** START **

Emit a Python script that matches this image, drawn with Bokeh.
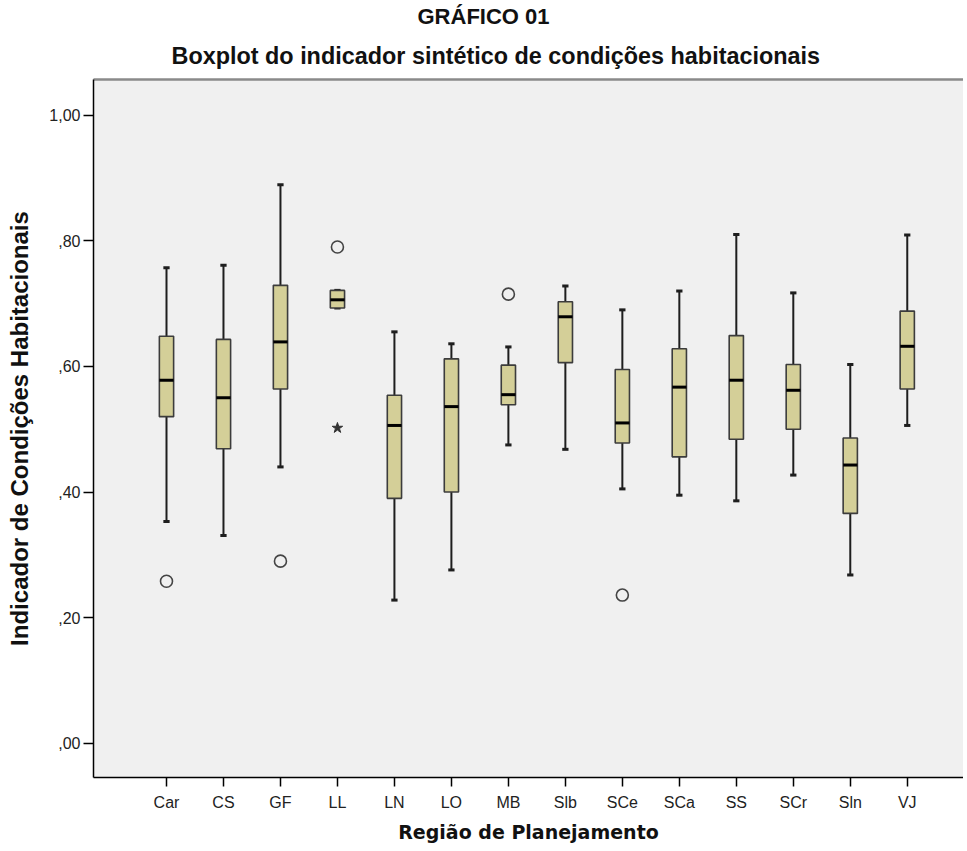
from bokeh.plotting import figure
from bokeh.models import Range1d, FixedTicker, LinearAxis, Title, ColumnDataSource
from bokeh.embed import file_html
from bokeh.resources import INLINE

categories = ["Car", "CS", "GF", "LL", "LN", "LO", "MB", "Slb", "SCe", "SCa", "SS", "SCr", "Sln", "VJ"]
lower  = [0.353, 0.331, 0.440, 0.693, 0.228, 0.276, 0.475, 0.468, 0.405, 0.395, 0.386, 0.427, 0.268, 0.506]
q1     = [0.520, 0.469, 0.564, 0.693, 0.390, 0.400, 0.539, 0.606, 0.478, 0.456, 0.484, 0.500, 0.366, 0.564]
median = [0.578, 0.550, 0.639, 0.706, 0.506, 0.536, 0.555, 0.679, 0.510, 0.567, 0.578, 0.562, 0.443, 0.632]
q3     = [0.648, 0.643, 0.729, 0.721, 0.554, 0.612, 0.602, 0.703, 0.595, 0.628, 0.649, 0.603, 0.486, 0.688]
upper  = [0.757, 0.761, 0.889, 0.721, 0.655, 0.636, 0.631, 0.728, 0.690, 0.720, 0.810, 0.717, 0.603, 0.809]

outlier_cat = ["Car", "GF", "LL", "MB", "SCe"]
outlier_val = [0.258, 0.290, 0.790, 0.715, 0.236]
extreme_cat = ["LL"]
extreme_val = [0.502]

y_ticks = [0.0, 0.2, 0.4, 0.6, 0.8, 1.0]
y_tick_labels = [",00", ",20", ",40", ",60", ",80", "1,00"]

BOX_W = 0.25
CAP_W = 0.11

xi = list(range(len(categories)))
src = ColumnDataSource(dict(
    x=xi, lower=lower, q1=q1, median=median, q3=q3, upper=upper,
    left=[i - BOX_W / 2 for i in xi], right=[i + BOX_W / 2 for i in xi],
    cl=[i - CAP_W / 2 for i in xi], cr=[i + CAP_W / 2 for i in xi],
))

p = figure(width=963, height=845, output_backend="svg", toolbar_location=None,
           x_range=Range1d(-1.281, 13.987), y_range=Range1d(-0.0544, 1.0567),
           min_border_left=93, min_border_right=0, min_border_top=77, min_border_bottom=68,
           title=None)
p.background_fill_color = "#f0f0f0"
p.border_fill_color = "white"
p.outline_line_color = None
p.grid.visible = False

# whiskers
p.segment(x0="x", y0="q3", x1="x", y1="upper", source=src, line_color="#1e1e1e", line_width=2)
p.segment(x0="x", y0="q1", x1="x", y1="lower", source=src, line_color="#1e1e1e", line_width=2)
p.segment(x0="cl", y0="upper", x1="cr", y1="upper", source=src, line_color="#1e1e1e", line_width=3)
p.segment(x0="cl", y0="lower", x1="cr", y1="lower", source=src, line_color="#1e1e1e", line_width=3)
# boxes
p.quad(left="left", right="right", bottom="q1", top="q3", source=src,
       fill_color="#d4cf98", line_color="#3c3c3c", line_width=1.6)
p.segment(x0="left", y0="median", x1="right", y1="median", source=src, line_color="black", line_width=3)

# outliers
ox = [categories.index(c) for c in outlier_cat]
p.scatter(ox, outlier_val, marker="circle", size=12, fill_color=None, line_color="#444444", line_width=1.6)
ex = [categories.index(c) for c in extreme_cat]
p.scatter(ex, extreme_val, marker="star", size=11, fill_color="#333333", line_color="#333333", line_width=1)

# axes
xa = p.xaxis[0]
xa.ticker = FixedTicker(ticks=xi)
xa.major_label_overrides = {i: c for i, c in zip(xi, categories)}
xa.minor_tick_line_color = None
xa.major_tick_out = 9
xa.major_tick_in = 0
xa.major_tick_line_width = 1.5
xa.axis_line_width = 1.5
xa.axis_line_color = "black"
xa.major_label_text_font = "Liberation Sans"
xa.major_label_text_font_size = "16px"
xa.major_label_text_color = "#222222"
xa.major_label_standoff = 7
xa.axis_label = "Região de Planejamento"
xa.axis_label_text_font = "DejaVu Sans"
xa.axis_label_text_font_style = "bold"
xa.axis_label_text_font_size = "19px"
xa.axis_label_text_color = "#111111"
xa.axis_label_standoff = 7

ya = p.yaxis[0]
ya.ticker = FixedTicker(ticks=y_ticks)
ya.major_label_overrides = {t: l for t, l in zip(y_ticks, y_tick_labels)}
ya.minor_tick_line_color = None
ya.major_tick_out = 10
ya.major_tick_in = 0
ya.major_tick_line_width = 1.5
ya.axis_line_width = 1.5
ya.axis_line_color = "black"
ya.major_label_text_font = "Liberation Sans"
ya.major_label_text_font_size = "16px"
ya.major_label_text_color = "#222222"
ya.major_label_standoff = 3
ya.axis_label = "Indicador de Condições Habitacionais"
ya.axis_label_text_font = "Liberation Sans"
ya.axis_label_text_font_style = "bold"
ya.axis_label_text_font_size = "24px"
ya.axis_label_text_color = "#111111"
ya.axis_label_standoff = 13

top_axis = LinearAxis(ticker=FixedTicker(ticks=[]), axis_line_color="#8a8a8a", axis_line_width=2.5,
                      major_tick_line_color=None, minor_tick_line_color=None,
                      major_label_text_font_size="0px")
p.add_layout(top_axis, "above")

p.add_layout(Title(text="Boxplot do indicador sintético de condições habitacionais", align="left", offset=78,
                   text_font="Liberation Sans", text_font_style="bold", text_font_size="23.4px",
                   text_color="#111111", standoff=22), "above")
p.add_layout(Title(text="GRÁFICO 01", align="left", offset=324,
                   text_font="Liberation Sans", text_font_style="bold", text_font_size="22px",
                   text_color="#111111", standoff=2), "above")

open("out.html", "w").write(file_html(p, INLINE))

** END **

- [Problem to solve]: Write the lines above out again exactly, without any of their pictures.

- [The solution]:
Emit a Python script that matches this image, drawn with Bokeh.
from bokeh.plotting import figure
from bokeh.models import Range1d, FixedTicker, LinearAxis, Title, ColumnDataSource
from bokeh.embed import file_html
from bokeh.resources import INLINE

categories = ["Car", "CS", "GF", "LL", "LN", "LO", "MB", "Slb", "SCe", "SCa", "SS", "SCr", "Sln", "VJ"]
lower  = [0.353, 0.331, 0.440, 0.693, 0.228, 0.276, 0.475, 0.468, 0.405, 0.395, 0.386, 0.427, 0.268, 0.506]
q1     = [0.520, 0.469, 0.564, 0.693, 0.390, 0.400, 0.539, 0.606, 0.478, 0.456, 0.484, 0.500, 0.366, 0.564]
median = [0.578, 0.550, 0.639, 0.706, 0.506, 0.536, 0.555, 0.679, 0.510, 0.567, 0.578, 0.562, 0.443, 0.632]
q3     = [0.648, 0.643, 0.729, 0.721, 0.554, 0.612, 0.602, 0.703, 0.595, 0.628, 0.649, 0.603, 0.486, 0.688]
upper  = [0.757, 0.761, 0.889, 0.721, 0.655, 0.636, 0.631, 0.728, 0.690, 0.720, 0.810, 0.717, 0.603, 0.809]

outlier_cat = ["Car", "GF", "LL", "MB", "SCe"]
outlier_val = [0.258, 0.290, 0.790, 0.715, 0.236]
extreme_cat = ["LL"]
extreme_val = [0.502]

y_ticks = [0.0, 0.2, 0.4, 0.6, 0.8, 1.0]
y_tick_labels = [",00", ",20", ",40", ",60", ",80", "1,00"]

BOX_W = 0.25
CAP_W = 0.11

xi = list(range(len(categories)))
src = ColumnDataSource(dict(
    x=xi, lower=lower, q1=q1, median=median, q3=q3, upper=upper,
    left=[i - BOX_W / 2 for i in xi], right=[i + BOX_W / 2 for i in xi],
    cl=[i - CAP_W / 2 for i in xi], cr=[i + CAP_W / 2 for i in xi],
))

p = figure(width=963, height=845, output_backend="svg", toolbar_location=None,
           x_range=Range1d(-1.281, 13.987), y_range=Range1d(-0.0544, 1.0567),
           min_border_left=93, min_border_right=0, min_border_top=77, min_border_bottom=68,
           title=None)
p.background_fill_color = "#f0f0f0"
p.border_fill_color = "white"
p.outline_line_color = None
p.grid.visible = False

# whiskers
p.segment(x0="x", y0="q3", x1="x", y1="upper", source=src, line_color="#1e1e1e", line_width=2)
p.segment(x0="x", y0="q1", x1="x", y1="lower", source=src, line_color="#1e1e1e", line_width=2)
p.segment(x0="cl", y0="upper", x1="cr", y1="upper", source=src, line_color="#1e1e1e", line_width=3)
p.segment(x0="cl", y0="lower", x1="cr", y1="lower", source=src, line_color="#1e1e1e", line_width=3)
# boxes
p.quad(left="left", right="right", bottom="q1", top="q3", source=src,
       fill_color="#d4cf98", line_color="#3c3c3c", line_width=1.6)
p.segment(x0="left", y0="median", x1="right", y1="median", source=src, line_color="black", line_width=3)

# outliers
ox = [categories.index(c) for c in outlier_cat]
p.scatter(ox, outlier_val, marker="circle", size=12, fill_color=None, line_color="#444444", line_width=1.6)
ex = [categories.index(c) for c in extreme_cat]
p.scatter(ex, extreme_val, marker="star", size=11, fill_color="#333333", line_color="#333333", line_width=1)

# axes
xa = p.xaxis[0]
xa.ticker = FixedTicker(ticks=xi)
xa.major_label_overrides = {i: c for i, c in zip(xi, categories)}
xa.minor_tick_line_color = None
xa.major_tick_out = 9
xa.major_tick_in = 0
xa.major_tick_line_width = 1.5
xa.axis_line_width = 1.5
xa.axis_line_color = "black"
xa.major_label_text_font = "Liberation Sans"
xa.major_label_text_font_size = "16px"
xa.major_label_text_color = "#222222"
xa.major_label_standoff = 7
xa.axis_label = "Região de Planejamento"
xa.axis_label_text_font = "DejaVu Sans"
xa.axis_label_text_font_style = "bold"
xa.axis_label_text_font_size = "19px"
xa.axis_label_text_color = "#111111"
xa.axis_label_standoff = 7

ya = p.yaxis[0]
ya.ticker = FixedTicker(ticks=y_ticks)
ya.major_label_overrides = {t: l for t, l in zip(y_ticks, y_tick_labels)}
ya.minor_tick_line_color = None
ya.major_tick_out = 10
ya.major_tick_in = 0
ya.major_tick_line_width = 1.5
ya.axis_line_width = 1.5
ya.axis_line_color = "black"
ya.major_label_text_font = "Liberation Sans"
ya.major_label_text_font_size = "16px"
ya.major_label_text_color = "#222222"
ya.major_label_standoff = 3
ya.axis_label = "Indicador de Condições Habitacionais"
ya.axis_label_text_font = "Liberation Sans"
ya.axis_label_text_font_style = "bold"
ya.axis_label_text_font_size = "24px"
ya.axis_label_text_color = "#111111"
ya.axis_label_standoff = 13

top_axis = LinearAxis(ticker=FixedTicker(ticks=[]), axis_line_color="#8a8a8a", axis_line_width=2.5,
                      major_tick_line_color=None, minor_tick_line_color=None,
                      major_label_text_font_size="0px")
p.add_layout(top_axis, "above")

p.add_layout(Title(text="Boxplot do indicador sintético de condições habitacionais", align="left", offset=78,
                   text_font="Liberation Sans", text_font_style="bold", text_font_size="23.4px",
                   text_color="#111111", standoff=22), "above")
p.add_layout(Title(text="GRÁFICO 01", align="left", offset=324,
                   text_font="Liberation Sans", text_font_style="bold", text_font_size="22px",
                   text_color="#111111", standoff=2), "above")

open("out.html", "w").write(file_html(p, INLINE))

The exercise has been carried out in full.